Task details: Skip the pictures. Reproduce all other material exactly.

Dataset section:
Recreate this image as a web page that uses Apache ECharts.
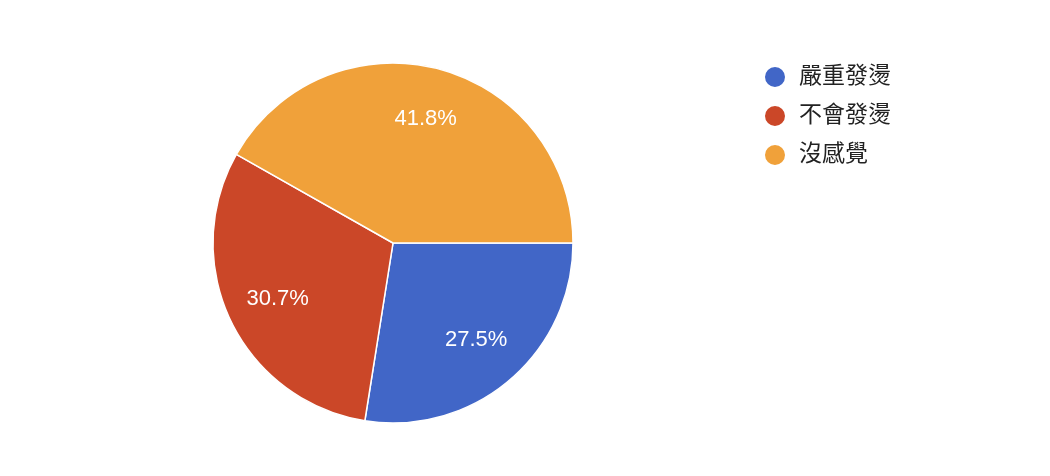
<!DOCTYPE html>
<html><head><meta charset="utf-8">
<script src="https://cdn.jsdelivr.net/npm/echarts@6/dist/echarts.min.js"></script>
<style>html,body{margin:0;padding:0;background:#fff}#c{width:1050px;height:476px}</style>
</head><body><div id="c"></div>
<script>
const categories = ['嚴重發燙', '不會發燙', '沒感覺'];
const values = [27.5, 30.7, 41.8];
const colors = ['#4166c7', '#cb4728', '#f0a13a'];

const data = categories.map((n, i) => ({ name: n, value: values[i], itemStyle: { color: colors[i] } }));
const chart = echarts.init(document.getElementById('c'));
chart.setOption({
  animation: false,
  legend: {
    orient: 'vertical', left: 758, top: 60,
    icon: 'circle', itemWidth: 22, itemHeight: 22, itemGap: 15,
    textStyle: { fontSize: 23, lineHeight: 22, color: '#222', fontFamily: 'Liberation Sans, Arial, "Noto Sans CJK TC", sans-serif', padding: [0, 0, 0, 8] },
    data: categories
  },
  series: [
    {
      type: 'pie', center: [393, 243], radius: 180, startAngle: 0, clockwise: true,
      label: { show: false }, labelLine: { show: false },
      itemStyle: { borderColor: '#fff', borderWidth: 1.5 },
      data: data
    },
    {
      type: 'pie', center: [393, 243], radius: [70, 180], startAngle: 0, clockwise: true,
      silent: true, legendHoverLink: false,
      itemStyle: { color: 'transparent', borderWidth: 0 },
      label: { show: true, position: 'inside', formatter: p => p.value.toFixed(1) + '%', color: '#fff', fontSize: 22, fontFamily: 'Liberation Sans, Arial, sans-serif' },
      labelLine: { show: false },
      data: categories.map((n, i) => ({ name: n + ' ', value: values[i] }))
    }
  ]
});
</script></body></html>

Response to the exercise:
Recreate this image as a web page that uses Apache ECharts.
<!DOCTYPE html>
<html><head><meta charset="utf-8">
<script src="https://cdn.jsdelivr.net/npm/echarts@6/dist/echarts.min.js"></script>
<style>html,body{margin:0;padding:0;background:#fff}#c{width:1050px;height:476px}</style>
</head><body><div id="c"></div>
<script>
const categories = ['嚴重發燙', '不會發燙', '沒感覺'];
const values = [27.5, 30.7, 41.8];
const colors = ['#4166c7', '#cb4728', '#f0a13a'];

const data = categories.map((n, i) => ({ name: n, value: values[i], itemStyle: { color: colors[i] } }));
const chart = echarts.init(document.getElementById('c'));
chart.setOption({
  animation: false,
  legend: {
    orient: 'vertical', left: 758, top: 60,
    icon: 'circle', itemWidth: 22, itemHeight: 22, itemGap: 15,
    textStyle: { fontSize: 23, lineHeight: 22, color: '#222', fontFamily: 'Liberation Sans, Arial, "Noto Sans CJK TC", sans-serif', padding: [0, 0, 0, 8] },
    data: categories
  },
  series: [
    {
      type: 'pie', center: [393, 243], radius: 180, startAngle: 0, clockwise: true,
      label: { show: false }, labelLine: { show: false },
      itemStyle: { borderColor: '#fff', borderWidth: 1.5 },
      data: data
    },
    {
      type: 'pie', center: [393, 243], radius: [70, 180], startAngle: 0, clockwise: true,
      silent: true, legendHoverLink: false,
      itemStyle: { color: 'transparent', borderWidth: 0 },
      label: { show: true, position: 'inside', formatter: p => p.value.toFixed(1) + '%', color: '#fff', fontSize: 22, fontFamily: 'Liberation Sans, Arial, sans-serif' },
      labelLine: { show: false },
      data: categories.map((n, i) => ({ name: n + ' ', value: values[i] }))
    }
  ]
});
</script></body></html>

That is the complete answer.